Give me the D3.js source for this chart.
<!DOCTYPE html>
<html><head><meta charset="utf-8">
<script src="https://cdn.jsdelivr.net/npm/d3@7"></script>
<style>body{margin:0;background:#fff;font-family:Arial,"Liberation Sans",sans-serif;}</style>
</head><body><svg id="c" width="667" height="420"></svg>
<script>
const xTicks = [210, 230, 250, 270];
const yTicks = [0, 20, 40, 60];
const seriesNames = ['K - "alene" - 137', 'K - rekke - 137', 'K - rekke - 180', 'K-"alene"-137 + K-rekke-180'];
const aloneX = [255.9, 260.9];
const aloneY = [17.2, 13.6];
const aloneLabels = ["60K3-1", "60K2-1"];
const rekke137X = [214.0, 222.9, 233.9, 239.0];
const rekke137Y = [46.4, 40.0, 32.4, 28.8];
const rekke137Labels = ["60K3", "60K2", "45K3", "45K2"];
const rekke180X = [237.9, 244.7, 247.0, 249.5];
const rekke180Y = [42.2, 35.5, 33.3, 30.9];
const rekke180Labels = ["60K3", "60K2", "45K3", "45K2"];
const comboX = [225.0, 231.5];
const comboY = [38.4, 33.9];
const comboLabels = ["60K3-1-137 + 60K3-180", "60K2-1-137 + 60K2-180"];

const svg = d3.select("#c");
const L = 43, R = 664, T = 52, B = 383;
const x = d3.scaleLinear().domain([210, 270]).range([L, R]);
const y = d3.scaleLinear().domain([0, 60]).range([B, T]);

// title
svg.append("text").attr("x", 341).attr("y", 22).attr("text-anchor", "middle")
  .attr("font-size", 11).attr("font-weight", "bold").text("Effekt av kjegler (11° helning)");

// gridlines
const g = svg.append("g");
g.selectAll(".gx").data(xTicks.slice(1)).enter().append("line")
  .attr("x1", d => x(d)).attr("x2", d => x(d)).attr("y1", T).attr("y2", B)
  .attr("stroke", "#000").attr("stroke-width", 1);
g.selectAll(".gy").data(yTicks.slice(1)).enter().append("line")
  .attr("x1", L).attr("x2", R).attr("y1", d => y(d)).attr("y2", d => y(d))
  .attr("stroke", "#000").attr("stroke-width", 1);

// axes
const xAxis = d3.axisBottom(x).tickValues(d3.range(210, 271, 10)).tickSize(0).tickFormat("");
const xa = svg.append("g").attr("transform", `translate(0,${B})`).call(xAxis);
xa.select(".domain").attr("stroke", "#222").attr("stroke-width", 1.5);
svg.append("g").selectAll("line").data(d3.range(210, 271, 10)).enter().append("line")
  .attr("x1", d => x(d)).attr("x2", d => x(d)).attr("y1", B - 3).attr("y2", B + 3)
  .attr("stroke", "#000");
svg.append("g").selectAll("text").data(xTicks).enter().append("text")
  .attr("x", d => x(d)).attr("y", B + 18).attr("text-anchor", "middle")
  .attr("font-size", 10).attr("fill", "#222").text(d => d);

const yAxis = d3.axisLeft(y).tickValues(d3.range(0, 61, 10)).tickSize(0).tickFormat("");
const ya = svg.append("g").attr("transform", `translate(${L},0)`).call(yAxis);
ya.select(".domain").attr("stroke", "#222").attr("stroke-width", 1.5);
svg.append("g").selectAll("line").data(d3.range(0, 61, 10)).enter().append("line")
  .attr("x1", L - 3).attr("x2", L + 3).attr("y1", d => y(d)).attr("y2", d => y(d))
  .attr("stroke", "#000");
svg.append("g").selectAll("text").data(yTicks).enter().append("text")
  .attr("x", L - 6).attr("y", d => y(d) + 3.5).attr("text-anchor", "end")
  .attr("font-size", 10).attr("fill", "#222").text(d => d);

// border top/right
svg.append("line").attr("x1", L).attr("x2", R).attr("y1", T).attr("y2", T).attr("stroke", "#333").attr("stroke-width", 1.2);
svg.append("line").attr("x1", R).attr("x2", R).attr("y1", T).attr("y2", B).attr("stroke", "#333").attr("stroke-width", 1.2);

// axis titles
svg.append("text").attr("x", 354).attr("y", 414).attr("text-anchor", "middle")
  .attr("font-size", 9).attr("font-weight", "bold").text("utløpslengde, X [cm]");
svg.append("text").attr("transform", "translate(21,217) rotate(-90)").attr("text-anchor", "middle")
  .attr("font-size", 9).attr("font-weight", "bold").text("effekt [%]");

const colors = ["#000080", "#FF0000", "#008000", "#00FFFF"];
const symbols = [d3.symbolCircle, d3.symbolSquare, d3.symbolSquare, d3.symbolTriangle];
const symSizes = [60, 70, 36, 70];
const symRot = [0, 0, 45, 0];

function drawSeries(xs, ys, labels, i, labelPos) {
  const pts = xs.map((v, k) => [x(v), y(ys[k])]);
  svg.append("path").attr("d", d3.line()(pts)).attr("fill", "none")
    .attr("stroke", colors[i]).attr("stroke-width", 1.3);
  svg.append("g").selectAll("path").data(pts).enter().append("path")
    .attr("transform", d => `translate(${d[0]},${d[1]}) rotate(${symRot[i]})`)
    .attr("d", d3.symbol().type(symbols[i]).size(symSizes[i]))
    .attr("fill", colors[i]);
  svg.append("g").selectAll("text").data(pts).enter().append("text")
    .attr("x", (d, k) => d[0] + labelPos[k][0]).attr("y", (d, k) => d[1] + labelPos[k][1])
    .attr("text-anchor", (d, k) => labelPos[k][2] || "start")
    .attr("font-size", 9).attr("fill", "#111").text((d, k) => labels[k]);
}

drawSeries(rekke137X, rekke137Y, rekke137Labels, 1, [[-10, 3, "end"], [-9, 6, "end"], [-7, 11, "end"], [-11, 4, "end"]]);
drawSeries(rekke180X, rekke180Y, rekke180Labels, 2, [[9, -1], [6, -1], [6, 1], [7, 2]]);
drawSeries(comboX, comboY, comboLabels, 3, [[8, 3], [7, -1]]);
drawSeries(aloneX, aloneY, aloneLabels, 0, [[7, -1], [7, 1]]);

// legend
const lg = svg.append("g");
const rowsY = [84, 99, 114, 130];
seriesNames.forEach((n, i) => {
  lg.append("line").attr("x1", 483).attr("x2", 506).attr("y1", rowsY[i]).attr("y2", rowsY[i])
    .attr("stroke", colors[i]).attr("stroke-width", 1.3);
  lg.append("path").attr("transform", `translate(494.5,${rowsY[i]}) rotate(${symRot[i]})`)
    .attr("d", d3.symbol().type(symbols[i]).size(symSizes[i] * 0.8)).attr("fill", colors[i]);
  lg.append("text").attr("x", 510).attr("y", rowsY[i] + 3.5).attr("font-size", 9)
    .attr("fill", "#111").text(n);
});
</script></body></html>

## Task to carry out
Write the listing out again, exactly as it reads.

## Finished answer
Give me the D3.js source for this chart.
<!DOCTYPE html>
<html><head><meta charset="utf-8">
<script src="https://cdn.jsdelivr.net/npm/d3@7"></script>
<style>body{margin:0;background:#fff;font-family:Arial,"Liberation Sans",sans-serif;}</style>
</head><body><svg id="c" width="667" height="420"></svg>
<script>
const xTicks = [210, 230, 250, 270];
const yTicks = [0, 20, 40, 60];
const seriesNames = ['K - "alene" - 137', 'K - rekke - 137', 'K - rekke - 180', 'K-"alene"-137 + K-rekke-180'];
const aloneX = [255.9, 260.9];
const aloneY = [17.2, 13.6];
const aloneLabels = ["60K3-1", "60K2-1"];
const rekke137X = [214.0, 222.9, 233.9, 239.0];
const rekke137Y = [46.4, 40.0, 32.4, 28.8];
const rekke137Labels = ["60K3", "60K2", "45K3", "45K2"];
const rekke180X = [237.9, 244.7, 247.0, 249.5];
const rekke180Y = [42.2, 35.5, 33.3, 30.9];
const rekke180Labels = ["60K3", "60K2", "45K3", "45K2"];
const comboX = [225.0, 231.5];
const comboY = [38.4, 33.9];
const comboLabels = ["60K3-1-137 + 60K3-180", "60K2-1-137 + 60K2-180"];

const svg = d3.select("#c");
const L = 43, R = 664, T = 52, B = 383;
const x = d3.scaleLinear().domain([210, 270]).range([L, R]);
const y = d3.scaleLinear().domain([0, 60]).range([B, T]);

// title
svg.append("text").attr("x", 341).attr("y", 22).attr("text-anchor", "middle")
  .attr("font-size", 11).attr("font-weight", "bold").text("Effekt av kjegler (11° helning)");

// gridlines
const g = svg.append("g");
g.selectAll(".gx").data(xTicks.slice(1)).enter().append("line")
  .attr("x1", d => x(d)).attr("x2", d => x(d)).attr("y1", T).attr("y2", B)
  .attr("stroke", "#000").attr("stroke-width", 1);
g.selectAll(".gy").data(yTicks.slice(1)).enter().append("line")
  .attr("x1", L).attr("x2", R).attr("y1", d => y(d)).attr("y2", d => y(d))
  .attr("stroke", "#000").attr("stroke-width", 1);

// axes
const xAxis = d3.axisBottom(x).tickValues(d3.range(210, 271, 10)).tickSize(0).tickFormat("");
const xa = svg.append("g").attr("transform", `translate(0,${B})`).call(xAxis);
xa.select(".domain").attr("stroke", "#222").attr("stroke-width", 1.5);
svg.append("g").selectAll("line").data(d3.range(210, 271, 10)).enter().append("line")
  .attr("x1", d => x(d)).attr("x2", d => x(d)).attr("y1", B - 3).attr("y2", B + 3)
  .attr("stroke", "#000");
svg.append("g").selectAll("text").data(xTicks).enter().append("text")
  .attr("x", d => x(d)).attr("y", B + 18).attr("text-anchor", "middle")
  .attr("font-size", 10).attr("fill", "#222").text(d => d);

const yAxis = d3.axisLeft(y).tickValues(d3.range(0, 61, 10)).tickSize(0).tickFormat("");
const ya = svg.append("g").attr("transform", `translate(${L},0)`).call(yAxis);
ya.select(".domain").attr("stroke", "#222").attr("stroke-width", 1.5);
svg.append("g").selectAll("line").data(d3.range(0, 61, 10)).enter().append("line")
  .attr("x1", L - 3).attr("x2", L + 3).attr("y1", d => y(d)).attr("y2", d => y(d))
  .attr("stroke", "#000");
svg.append("g").selectAll("text").data(yTicks).enter().append("text")
  .attr("x", L - 6).attr("y", d => y(d) + 3.5).attr("text-anchor", "end")
  .attr("font-size", 10).attr("fill", "#222").text(d => d);

// border top/right
svg.append("line").attr("x1", L).attr("x2", R).attr("y1", T).attr("y2", T).attr("stroke", "#333").attr("stroke-width", 1.2);
svg.append("line").attr("x1", R).attr("x2", R).attr("y1", T).attr("y2", B).attr("stroke", "#333").attr("stroke-width", 1.2);

// axis titles
svg.append("text").attr("x", 354).attr("y", 414).attr("text-anchor", "middle")
  .attr("font-size", 9).attr("font-weight", "bold").text("utløpslengde, X [cm]");
svg.append("text").attr("transform", "translate(21,217) rotate(-90)").attr("text-anchor", "middle")
  .attr("font-size", 9).attr("font-weight", "bold").text("effekt [%]");

const colors = ["#000080", "#FF0000", "#008000", "#00FFFF"];
const symbols = [d3.symbolCircle, d3.symbolSquare, d3.symbolSquare, d3.symbolTriangle];
const symSizes = [60, 70, 36, 70];
const symRot = [0, 0, 45, 0];

function drawSeries(xs, ys, labels, i, labelPos) {
  const pts = xs.map((v, k) => [x(v), y(ys[k])]);
  svg.append("path").attr("d", d3.line()(pts)).attr("fill", "none")
    .attr("stroke", colors[i]).attr("stroke-width", 1.3);
  svg.append("g").selectAll("path").data(pts).enter().append("path")
    .attr("transform", d => `translate(${d[0]},${d[1]}) rotate(${symRot[i]})`)
    .attr("d", d3.symbol().type(symbols[i]).size(symSizes[i]))
    .attr("fill", colors[i]);
  svg.append("g").selectAll("text").data(pts).enter().append("text")
    .attr("x", (d, k) => d[0] + labelPos[k][0]).attr("y", (d, k) => d[1] + labelPos[k][1])
    .attr("text-anchor", (d, k) => labelPos[k][2] || "start")
    .attr("font-size", 9).attr("fill", "#111").text((d, k) => labels[k]);
}

drawSeries(rekke137X, rekke137Y, rekke137Labels, 1, [[-10, 3, "end"], [-9, 6, "end"], [-7, 11, "end"], [-11, 4, "end"]]);
drawSeries(rekke180X, rekke180Y, rekke180Labels, 2, [[9, -1], [6, -1], [6, 1], [7, 2]]);
drawSeries(comboX, comboY, comboLabels, 3, [[8, 3], [7, -1]]);
drawSeries(aloneX, aloneY, aloneLabels, 0, [[7, -1], [7, 1]]);

// legend
const lg = svg.append("g");
const rowsY = [84, 99, 114, 130];
seriesNames.forEach((n, i) => {
  lg.append("line").attr("x1", 483).attr("x2", 506).attr("y1", rowsY[i]).attr("y2", rowsY[i])
    .attr("stroke", colors[i]).attr("stroke-width", 1.3);
  lg.append("path").attr("transform", `translate(494.5,${rowsY[i]}) rotate(${symRot[i]})`)
    .attr("d", d3.symbol().type(symbols[i]).size(symSizes[i] * 0.8)).attr("fill", colors[i]);
  lg.append("text").attr("x", 510).attr("y", rowsY[i] + 3.5).attr("font-size", 9)
    .attr("fill", "#111").text(n);
});
</script></body></html>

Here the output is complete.